■ Given request
Look through the data for the string "that". Copy every line where it is found.

■ Task material
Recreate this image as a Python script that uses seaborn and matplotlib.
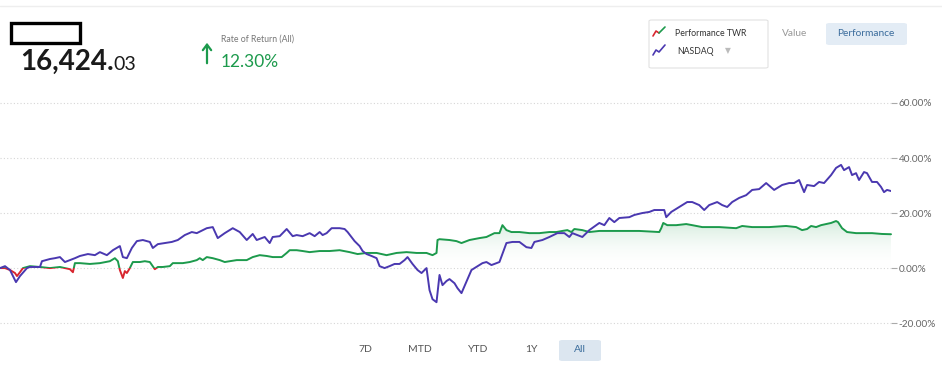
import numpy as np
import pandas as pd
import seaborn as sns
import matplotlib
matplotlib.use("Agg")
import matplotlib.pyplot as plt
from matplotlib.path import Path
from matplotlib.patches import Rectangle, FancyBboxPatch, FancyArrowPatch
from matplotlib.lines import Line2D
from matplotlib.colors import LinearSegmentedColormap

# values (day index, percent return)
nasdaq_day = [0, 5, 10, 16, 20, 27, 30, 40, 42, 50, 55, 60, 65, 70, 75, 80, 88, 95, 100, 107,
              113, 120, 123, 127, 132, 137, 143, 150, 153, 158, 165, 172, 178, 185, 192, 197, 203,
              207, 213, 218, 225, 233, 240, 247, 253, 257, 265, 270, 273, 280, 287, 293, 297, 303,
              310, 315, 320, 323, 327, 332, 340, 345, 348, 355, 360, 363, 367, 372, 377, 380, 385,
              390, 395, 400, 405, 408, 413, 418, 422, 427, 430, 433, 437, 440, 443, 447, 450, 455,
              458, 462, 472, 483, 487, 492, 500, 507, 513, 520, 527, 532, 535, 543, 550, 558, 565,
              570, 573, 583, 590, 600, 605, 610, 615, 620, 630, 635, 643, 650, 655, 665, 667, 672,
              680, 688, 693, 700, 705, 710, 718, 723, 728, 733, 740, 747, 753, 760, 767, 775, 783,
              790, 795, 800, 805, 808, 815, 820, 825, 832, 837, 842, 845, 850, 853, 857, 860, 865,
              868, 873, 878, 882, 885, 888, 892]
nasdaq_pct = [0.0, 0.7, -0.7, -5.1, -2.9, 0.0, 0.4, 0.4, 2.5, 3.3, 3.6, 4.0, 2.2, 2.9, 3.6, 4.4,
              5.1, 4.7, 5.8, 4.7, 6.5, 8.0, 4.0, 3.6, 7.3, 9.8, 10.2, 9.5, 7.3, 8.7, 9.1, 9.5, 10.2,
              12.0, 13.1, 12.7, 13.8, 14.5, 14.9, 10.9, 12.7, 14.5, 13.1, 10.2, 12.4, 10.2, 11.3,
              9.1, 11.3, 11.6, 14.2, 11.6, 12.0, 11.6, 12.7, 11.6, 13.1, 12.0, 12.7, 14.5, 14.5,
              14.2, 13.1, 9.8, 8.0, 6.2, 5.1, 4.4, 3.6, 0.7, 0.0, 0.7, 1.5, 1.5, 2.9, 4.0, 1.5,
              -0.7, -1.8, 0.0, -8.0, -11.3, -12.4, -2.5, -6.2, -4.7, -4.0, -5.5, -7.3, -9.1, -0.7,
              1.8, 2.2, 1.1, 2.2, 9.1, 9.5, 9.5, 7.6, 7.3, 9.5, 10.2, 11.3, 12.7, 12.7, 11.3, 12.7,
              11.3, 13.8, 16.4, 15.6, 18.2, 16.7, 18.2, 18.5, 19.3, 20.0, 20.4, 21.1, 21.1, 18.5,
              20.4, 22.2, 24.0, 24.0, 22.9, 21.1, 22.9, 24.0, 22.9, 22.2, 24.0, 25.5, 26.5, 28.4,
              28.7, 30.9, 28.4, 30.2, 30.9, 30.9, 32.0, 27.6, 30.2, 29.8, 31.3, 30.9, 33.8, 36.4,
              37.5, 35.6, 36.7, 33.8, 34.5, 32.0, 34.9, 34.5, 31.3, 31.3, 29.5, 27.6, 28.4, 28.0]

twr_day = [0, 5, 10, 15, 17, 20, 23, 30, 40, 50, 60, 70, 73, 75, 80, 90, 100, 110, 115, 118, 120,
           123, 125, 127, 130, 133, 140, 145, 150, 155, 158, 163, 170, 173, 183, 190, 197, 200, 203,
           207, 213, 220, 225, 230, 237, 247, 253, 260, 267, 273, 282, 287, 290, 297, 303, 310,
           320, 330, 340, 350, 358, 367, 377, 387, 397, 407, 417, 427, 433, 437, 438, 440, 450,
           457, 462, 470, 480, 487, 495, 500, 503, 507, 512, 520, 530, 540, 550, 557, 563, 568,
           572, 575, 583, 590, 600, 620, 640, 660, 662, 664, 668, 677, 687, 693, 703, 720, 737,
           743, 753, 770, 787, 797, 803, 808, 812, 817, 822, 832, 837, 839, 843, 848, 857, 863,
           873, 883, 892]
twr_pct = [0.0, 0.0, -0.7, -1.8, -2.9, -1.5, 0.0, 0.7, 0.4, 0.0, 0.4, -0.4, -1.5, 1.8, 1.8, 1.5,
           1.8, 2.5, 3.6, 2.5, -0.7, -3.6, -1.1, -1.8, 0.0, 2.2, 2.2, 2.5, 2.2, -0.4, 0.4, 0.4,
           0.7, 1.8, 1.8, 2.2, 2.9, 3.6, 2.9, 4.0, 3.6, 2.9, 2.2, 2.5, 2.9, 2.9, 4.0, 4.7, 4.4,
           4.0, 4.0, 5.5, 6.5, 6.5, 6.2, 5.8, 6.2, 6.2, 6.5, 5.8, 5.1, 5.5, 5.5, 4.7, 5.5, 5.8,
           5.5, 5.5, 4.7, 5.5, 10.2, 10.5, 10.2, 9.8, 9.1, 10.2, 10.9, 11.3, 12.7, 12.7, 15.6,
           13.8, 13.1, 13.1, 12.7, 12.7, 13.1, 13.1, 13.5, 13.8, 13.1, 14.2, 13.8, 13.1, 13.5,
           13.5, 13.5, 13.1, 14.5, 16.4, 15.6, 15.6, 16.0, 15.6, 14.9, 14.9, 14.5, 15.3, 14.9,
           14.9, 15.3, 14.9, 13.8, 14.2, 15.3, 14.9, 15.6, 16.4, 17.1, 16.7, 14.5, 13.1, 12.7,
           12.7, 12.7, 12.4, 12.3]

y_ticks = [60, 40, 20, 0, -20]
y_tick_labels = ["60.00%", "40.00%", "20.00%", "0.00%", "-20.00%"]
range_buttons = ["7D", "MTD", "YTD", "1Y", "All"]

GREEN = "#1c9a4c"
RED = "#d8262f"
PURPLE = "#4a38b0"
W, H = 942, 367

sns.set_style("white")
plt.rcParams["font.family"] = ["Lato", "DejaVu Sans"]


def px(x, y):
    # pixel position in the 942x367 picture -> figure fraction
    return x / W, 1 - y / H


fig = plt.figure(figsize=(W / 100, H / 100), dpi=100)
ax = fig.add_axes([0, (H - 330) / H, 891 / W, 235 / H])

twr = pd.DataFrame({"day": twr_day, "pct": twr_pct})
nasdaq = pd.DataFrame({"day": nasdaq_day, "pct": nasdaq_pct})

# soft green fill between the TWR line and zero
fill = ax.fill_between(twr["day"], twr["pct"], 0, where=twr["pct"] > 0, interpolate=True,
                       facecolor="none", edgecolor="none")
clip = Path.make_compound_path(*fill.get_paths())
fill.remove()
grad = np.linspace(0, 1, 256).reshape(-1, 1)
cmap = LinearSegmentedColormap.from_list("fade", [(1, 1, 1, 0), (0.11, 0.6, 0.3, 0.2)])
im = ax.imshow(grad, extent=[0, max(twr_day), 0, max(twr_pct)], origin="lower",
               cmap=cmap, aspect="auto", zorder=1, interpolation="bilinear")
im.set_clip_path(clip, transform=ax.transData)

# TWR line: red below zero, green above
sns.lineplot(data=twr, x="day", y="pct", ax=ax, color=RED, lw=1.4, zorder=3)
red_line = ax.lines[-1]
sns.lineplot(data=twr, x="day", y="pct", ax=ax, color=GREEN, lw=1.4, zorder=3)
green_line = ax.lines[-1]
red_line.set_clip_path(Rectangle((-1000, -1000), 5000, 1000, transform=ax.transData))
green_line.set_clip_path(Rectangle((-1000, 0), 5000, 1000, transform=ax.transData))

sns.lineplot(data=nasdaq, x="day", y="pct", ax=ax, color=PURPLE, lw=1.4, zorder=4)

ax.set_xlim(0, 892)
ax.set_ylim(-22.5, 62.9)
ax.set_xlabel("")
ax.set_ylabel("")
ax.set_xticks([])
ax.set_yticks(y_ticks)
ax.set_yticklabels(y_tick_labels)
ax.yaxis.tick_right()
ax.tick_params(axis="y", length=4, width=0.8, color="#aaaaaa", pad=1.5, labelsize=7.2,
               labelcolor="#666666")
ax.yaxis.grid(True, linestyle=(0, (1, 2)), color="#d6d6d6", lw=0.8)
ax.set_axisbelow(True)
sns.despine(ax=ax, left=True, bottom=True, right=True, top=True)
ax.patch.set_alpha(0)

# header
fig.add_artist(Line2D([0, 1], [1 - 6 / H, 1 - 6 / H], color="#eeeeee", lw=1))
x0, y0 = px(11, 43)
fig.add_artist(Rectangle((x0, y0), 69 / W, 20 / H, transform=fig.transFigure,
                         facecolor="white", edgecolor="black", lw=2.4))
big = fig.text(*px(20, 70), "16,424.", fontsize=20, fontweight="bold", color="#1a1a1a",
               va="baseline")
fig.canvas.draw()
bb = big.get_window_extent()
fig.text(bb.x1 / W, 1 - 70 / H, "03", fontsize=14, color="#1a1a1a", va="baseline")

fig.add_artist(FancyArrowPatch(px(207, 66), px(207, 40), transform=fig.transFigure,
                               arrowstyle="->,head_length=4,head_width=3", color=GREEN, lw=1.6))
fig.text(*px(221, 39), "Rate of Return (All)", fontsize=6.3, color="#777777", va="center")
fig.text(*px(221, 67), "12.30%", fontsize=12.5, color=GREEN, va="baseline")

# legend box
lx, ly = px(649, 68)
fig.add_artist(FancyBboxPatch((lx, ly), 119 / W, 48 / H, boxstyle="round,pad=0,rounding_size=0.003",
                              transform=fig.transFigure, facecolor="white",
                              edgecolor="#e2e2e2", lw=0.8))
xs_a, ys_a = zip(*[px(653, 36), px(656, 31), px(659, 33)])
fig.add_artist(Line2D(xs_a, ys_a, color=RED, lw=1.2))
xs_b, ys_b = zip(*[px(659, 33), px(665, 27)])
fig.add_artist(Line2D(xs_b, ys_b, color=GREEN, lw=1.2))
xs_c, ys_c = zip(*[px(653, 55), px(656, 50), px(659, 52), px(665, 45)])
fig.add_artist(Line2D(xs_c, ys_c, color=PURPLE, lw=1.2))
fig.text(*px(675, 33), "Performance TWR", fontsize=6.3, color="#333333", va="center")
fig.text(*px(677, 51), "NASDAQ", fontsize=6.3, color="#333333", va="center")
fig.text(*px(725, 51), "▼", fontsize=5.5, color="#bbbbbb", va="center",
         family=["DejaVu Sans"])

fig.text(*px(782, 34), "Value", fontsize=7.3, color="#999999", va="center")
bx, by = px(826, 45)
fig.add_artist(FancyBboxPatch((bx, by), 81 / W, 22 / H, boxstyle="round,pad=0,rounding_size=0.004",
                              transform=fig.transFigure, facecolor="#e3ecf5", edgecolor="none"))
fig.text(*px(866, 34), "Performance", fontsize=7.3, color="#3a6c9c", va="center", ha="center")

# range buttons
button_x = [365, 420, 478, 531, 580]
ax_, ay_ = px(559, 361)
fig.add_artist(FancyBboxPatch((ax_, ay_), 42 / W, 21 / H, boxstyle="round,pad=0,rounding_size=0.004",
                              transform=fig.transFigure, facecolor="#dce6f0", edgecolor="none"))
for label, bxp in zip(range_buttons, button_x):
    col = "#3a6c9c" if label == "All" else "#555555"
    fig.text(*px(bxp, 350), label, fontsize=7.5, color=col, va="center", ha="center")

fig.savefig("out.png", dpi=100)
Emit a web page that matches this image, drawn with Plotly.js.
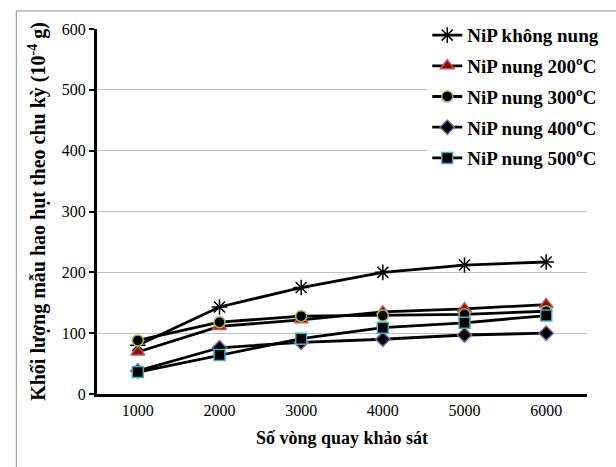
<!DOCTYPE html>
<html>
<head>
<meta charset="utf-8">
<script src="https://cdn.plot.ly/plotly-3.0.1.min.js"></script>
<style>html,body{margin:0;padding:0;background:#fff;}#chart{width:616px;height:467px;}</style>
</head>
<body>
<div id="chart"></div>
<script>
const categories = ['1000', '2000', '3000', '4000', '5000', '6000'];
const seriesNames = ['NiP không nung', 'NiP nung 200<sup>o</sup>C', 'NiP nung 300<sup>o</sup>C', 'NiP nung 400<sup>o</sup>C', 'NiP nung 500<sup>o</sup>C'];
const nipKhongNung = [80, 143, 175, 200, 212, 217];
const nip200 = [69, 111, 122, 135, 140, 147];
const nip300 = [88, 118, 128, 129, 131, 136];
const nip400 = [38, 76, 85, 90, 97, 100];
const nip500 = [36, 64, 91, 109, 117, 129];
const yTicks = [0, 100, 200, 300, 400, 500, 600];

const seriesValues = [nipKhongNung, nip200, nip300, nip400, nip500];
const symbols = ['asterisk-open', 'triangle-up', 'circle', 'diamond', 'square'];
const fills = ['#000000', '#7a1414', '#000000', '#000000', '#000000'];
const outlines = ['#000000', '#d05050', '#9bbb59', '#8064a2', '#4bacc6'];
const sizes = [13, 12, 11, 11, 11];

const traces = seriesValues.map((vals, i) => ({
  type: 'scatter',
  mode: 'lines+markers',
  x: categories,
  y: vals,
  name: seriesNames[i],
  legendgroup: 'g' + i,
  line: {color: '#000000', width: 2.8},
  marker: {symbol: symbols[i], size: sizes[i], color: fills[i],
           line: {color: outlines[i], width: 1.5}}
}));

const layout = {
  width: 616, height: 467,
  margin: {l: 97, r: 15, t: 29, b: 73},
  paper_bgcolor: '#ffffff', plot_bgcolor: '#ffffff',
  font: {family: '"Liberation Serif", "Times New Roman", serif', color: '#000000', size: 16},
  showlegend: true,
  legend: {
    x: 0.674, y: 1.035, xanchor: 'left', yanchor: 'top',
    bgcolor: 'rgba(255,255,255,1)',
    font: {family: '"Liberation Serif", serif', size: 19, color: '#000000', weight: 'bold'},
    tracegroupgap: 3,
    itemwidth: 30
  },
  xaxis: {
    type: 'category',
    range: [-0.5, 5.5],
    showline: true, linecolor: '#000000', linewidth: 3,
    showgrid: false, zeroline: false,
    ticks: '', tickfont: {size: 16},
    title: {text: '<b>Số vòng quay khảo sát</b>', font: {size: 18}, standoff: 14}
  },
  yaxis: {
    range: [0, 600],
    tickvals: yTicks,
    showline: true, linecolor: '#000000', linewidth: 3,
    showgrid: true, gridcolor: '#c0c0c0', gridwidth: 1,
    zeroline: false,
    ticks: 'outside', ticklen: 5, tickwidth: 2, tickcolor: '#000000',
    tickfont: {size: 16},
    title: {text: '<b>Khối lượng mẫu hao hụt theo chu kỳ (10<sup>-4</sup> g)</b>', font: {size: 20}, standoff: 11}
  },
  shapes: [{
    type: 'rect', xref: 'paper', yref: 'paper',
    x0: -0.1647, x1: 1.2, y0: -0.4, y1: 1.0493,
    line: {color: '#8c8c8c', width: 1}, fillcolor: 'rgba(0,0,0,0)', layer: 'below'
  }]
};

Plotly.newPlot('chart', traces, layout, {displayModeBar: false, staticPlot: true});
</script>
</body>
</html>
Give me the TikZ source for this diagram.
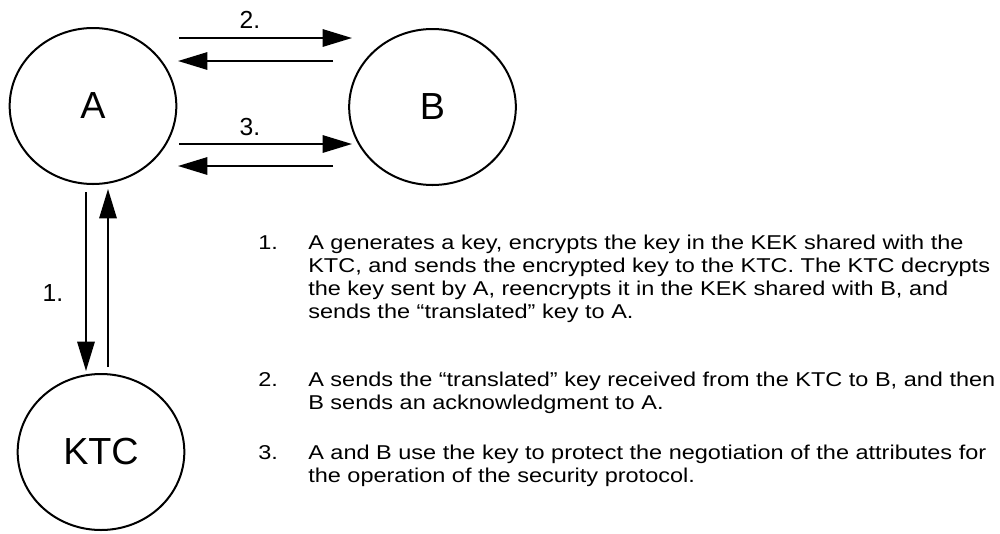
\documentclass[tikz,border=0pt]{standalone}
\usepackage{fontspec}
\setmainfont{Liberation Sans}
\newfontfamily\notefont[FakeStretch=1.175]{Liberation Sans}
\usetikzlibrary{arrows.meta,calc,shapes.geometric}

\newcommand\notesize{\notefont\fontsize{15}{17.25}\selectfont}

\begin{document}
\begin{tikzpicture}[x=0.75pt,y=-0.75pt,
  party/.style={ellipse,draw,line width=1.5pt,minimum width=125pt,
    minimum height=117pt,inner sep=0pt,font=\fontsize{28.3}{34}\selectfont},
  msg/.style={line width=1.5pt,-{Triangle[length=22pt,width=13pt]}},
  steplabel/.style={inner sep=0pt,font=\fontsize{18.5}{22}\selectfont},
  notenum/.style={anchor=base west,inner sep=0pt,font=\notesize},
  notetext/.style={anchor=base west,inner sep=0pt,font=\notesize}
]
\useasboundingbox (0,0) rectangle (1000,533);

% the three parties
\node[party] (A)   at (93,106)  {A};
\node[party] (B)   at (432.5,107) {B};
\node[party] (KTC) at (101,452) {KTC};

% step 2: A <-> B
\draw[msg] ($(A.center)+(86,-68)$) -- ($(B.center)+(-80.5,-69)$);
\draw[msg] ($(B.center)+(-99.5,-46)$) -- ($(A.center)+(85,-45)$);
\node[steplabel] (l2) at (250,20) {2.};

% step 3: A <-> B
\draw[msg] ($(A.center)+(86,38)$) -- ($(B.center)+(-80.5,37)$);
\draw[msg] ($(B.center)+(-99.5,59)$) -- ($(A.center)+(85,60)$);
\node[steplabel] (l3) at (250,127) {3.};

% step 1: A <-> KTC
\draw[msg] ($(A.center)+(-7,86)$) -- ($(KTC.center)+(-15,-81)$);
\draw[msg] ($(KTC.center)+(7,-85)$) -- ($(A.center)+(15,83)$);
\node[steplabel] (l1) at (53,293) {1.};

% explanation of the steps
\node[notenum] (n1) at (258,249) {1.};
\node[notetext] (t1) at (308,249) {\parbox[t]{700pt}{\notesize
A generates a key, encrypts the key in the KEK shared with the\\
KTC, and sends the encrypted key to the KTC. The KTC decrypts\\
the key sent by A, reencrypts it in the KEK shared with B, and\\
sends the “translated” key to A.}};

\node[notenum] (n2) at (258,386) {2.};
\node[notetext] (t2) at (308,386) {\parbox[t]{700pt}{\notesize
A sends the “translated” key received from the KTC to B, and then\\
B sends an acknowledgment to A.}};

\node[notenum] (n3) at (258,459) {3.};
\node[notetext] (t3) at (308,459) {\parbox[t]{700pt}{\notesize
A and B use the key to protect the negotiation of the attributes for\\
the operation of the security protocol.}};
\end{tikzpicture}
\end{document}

■ Output of the exercise
Recreate this image as a Python script that uses seaborn and matplotlib.
Emit a web page that matches this image, drawn with Plotly.js.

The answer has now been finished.